Free, non-profit credit counselling agencies in Canada can also help with budgeting education. This pathway typically works best when total debt is manageable and income is stable.
Pathway 2 — Debt consolidation
Debt consolidation combines multiple balances into one new loan or line of credit, ideally at a lower interest rate or with a single, predictable payment. Consolidation can simplify cash flow and may reduce total interest if the new rate is lower.
Consolidation does not erase debt. Approval depends on the lender, your credit, income, and assets. Secured consolidation loans (for example, against home equity) come with additional risk because the asset can be at stake if payments are missed.
Pathway 3 — Credit counselling and debt management plans
Non-profit credit counselling agencies may offer a debt management plan (DMP), where the agency negotiates with unsecured creditors to consolidate payments, sometimes at reduced interest. A DMP is a voluntary arrangement and is not a legal proceeding. It usually requires that you stop using unsecured credit while the plan is in place.
Eligibility, fees, and creditor participation vary. A DMP is not the same as a consumer proposal or bankruptcy and is reported differently to credit bureaus.
Pathway 4 — Consumer proposal (LIT)
A consumer proposal is a legal proceeding administered by a Licensed Insolvency Trustee under the federal Bankruptcy and Insolvency Act. In a consumer proposal, the LIT works with you to propose a single, reduced payment plan to unsecured creditors over a defined period (often up to five years).
Consumer proposals can stop most collection actions and certain interest charges once filed. They have significant credit reporting consequences and specific eligibility rules. Only an LIT can administer a consumer proposal in Canada.
Pathway 5 — Bankruptcy (LIT)
Bankruptcy is a separate legal proceeding under federal law, also administered only by an LIT. It can discharge many unsecured debts but has significant credit, asset, income, and reporting implications. Some debts — for example, certain student loans depending on timing, secured loans, and certain government obligations — may be treated differently from general unsecured debt.
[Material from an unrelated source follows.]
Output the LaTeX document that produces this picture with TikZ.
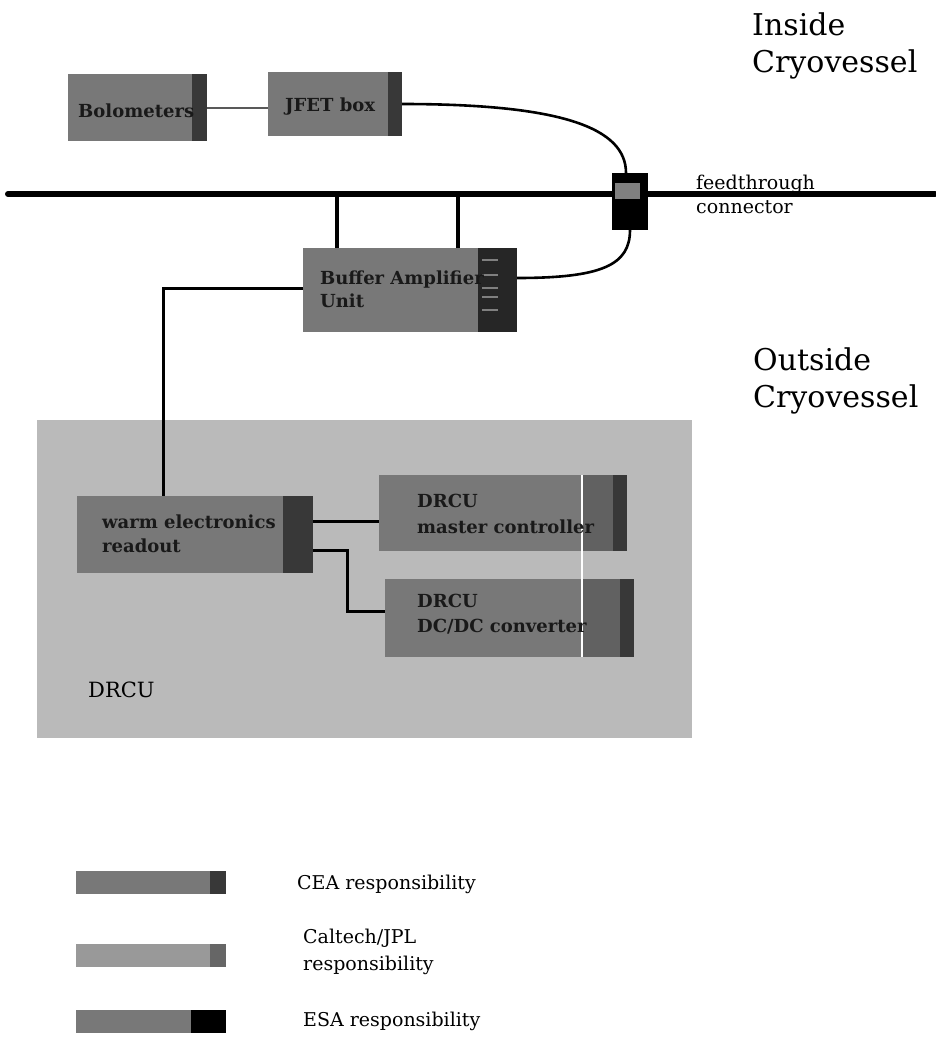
\documentclass[tikz,border=0pt]{standalone}
\usepackage{fontspec}
\setmainfont{DejaVu Serif}
\definecolor{boxgray}{gray}{0.47}
\definecolor{bandgray}{gray}{0.22}
\definecolor{midband}{gray}{0.38}
\definecolor{drcugray}{gray}{0.73}
\definecolor{jplgray}{gray}{0.60}
\definecolor{linegray}{gray}{0.35}
\begin{document}
\begin{tikzpicture}[x=1pt,y=-1pt,
  box/.style={draw=none, fill=boxgray, inner sep=0pt, outer sep=0pt, anchor=north west},
  lbl/.style={font=\fontsize{18}{21}\selectfont\bfseries, inner sep=0pt, anchor=base west, text=black!90},
  bigtxt/.style={font=\fontsize{30}{36}\selectfont, inner sep=0pt, anchor=base west},
  midtxt/.style={font=\fontsize{19}{23}\selectfont, inner sep=0pt, anchor=base west},
  conn/.style={line width=3pt, black},
  curveconn/.style={line width=2.6pt, black},
  stub/.style={line width=4.5pt, black},
  busline/.style={line width=6pt, black, line cap=round},
  thinconn/.style={line width=2pt, linegray}]
\useasboundingbox (0,0) rectangle (935,1039);
\fill[white] (0,0) rectangle (935,1039);

% DRCU area
\node[box, fill=drcugray, minimum width=655pt, minimum height=318pt] (drcu) at (37,420) {};
\node[font=\fontsize{21}{25}\selectfont, inner sep=0pt, anchor=base west] (drcut) at (88,697) {DRCU};

% bus line
\coordinate (busL) at (8,194);
\coordinate (busR) at (935,194);
\draw[busline] (busL) -- (busR);

% Boxes
\node[box, minimum width=139pt, minimum height=67pt] (bolo) at (68,74) {};
\fill[bandgray] ([xshift=-15pt]bolo.north east) rectangle (bolo.south east);
\node[box, minimum width=134pt, minimum height=64pt] (jfet) at (268,72) {};
\fill[bandgray] ([xshift=-14pt]jfet.north east) rectangle (jfet.south east);
\node[box, minimum width=214pt, minimum height=84pt] (buffer) at (303,248) {};
\fill[black!85] ([xshift=-39pt]buffer.north east) rectangle (buffer.south east);
\foreach \yy in {260,275,288,297,310}
  \draw[gray, line width=1.2pt] (482,\yy) -- (498,\yy);
\node[box, minimum width=236pt, minimum height=77pt] (warm) at (77,496) {};
\fill[bandgray] ([xshift=-30pt]warm.north east) rectangle (warm.south east);
\node[box, minimum width=248pt, minimum height=76pt] (master) at (379,475) {};
\fill[midband] (582,475) rectangle (613,551);
\fill[bandgray] ([xshift=-14pt]master.north east) rectangle (master.south east);
\node[box, minimum width=249pt, minimum height=78pt] (dcdc) at (385,579) {};
\fill[midband] (582,579) rectangle (620,657);
\fill[bandgray] ([xshift=-14pt]dcdc.north east) rectangle (dcdc.south east);
\draw[white, line width=1.2pt] (582,475) -- (582,657);

% stubs from bus to buffer
\coordinate (stubA) at ([xshift=34pt]buffer.north west);
\coordinate (stubB) at ([xshift=155pt]buffer.north west);
\draw[stub] (stubA) -- (stubA |- busL);
\draw[stub] (stubB) -- (stubB |- busL);

% feedthrough connector
\node[box, fill=black, minimum width=36pt, minimum height=57pt] (feed) at (612,173) {};
\fill[gray] (615,183) rectangle (640,199);

% connectors
\coordinate (mIn) at ([yshift=-8pt]master.west);
\coordinate (dIn) at ([yshift=7pt]dcdc.west);
\coordinate (wOut) at ([yshift=-15.5pt]warm.east);
\draw[thinconn] (bolo.east) -- (bolo.east -| jfet.west);
\draw[curveconn] (jfet.east) .. controls +(160,0) and +(0,-45) .. ([xshift=-4pt]feed.north);
\draw[curveconn] ([yshift=12pt]buffer.east) .. controls +(85,0) and +(0,35) .. (feed.south);
\draw[conn] ([yshift=2pt]buffer.west) -| ([xshift=86pt]warm.north west);
\draw[conn] (warm.east |- mIn) -- (mIn);
\draw[conn] (wOut) -- ++(34,0) |- (dIn);

% box labels
\node[lbl] (bolot) at (78,117) {Bolometers};
\node[lbl] (jfett) at (285,111) {JFET box};
\node[lbl] (buft1) at (320,284) {Buffer Amplifier};
\node[lbl] (buft2) at (320,307) {Unit};
\node[lbl] (warmt1) at (102,528) {warm electronics};
\node[lbl] (warmt2) at (102,552) {readout};
\node[lbl] (mastt1) at (417,507) {DRCU};
\node[lbl] (mastt2) at (417,533) {master controller};
\node[lbl] (dcdct1) at (417,607) {DRCU};
\node[lbl] (dcdct2) at (417,632) {DC/DC converter};

% side labels
\node[bigtxt] (in1) at (752,35) {Inside};
\node[bigtxt] (in2) at (752,72) {Cryovessel};
\node[bigtxt] (out1) at (753,370) {Outside};
\node[bigtxt] (out2) at (753,407) {Cryovessel};
\node[midtxt] (ft1) at (696,189) {feedthrough};
\node[midtxt] (ft2) at (696,213) {connector};

% legend
\node[box, minimum width=150pt, minimum height=23pt] (legcea) at (76,871) {};
\fill[bandgray] ([xshift=-16pt]legcea.north east) rectangle (legcea.south east);
\node[box, fill=jplgray, minimum width=150pt, minimum height=23pt] (legjpl) at (76,944) {};
\fill[gray!80!black] ([xshift=-16pt]legjpl.north east) rectangle (legjpl.south east);
\node[box, minimum width=150pt, minimum height=23pt] (legesa) at (76,1010) {};
\fill[black] ([xshift=-35pt]legesa.north east) rectangle (legesa.south east);
\node[midtxt] (legceat) at (297,889) {CEA responsibility};
\node[midtxt] (legjplt1) at (303,943) {Caltech/JPL};
\node[midtxt] (legjplt2) at (303,970) {responsibility};
\node[midtxt] (legesat) at (303,1026) {ESA responsibility};
\end{tikzpicture}
\end{document}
Bankruptcy is usually considered after other options have been reviewed. An LIT is required by law to explain available alternatives before filing.
Where SEENCO fits
SEENCO can offer plain-language educational information and help you organize questions before you speak with a qualified professional. We do not administer insolvency proceedings, and we do not guarantee any debt-relief outcome. For consumer proposals and bankruptcies, contact a Licensed Insolvency Trustee directly. For consolidation loans, contact a lender, broker, or licensed financial professional.
Questions to ask a licensed advisor
Bring these to your next conversation. A licensed SEENCO advisor can walk through each one in plain language — without promising any outcome.
- What is the total interest I am paying across all my current debts each month?
- Could a structured budget close the cash-flow gap, or is it already negative?
- Am I a candidate for a consolidation loan based on credit and income?
- What is the credit-reporting impact of a debt management plan, consumer proposal, or bankruptcy?
- Which assets, if any, are at risk under each pathway in my province?
- When should I speak with a Licensed Insolvency Trustee specifically?
This page is for general educational information only and does not replace advice from a licensed professional.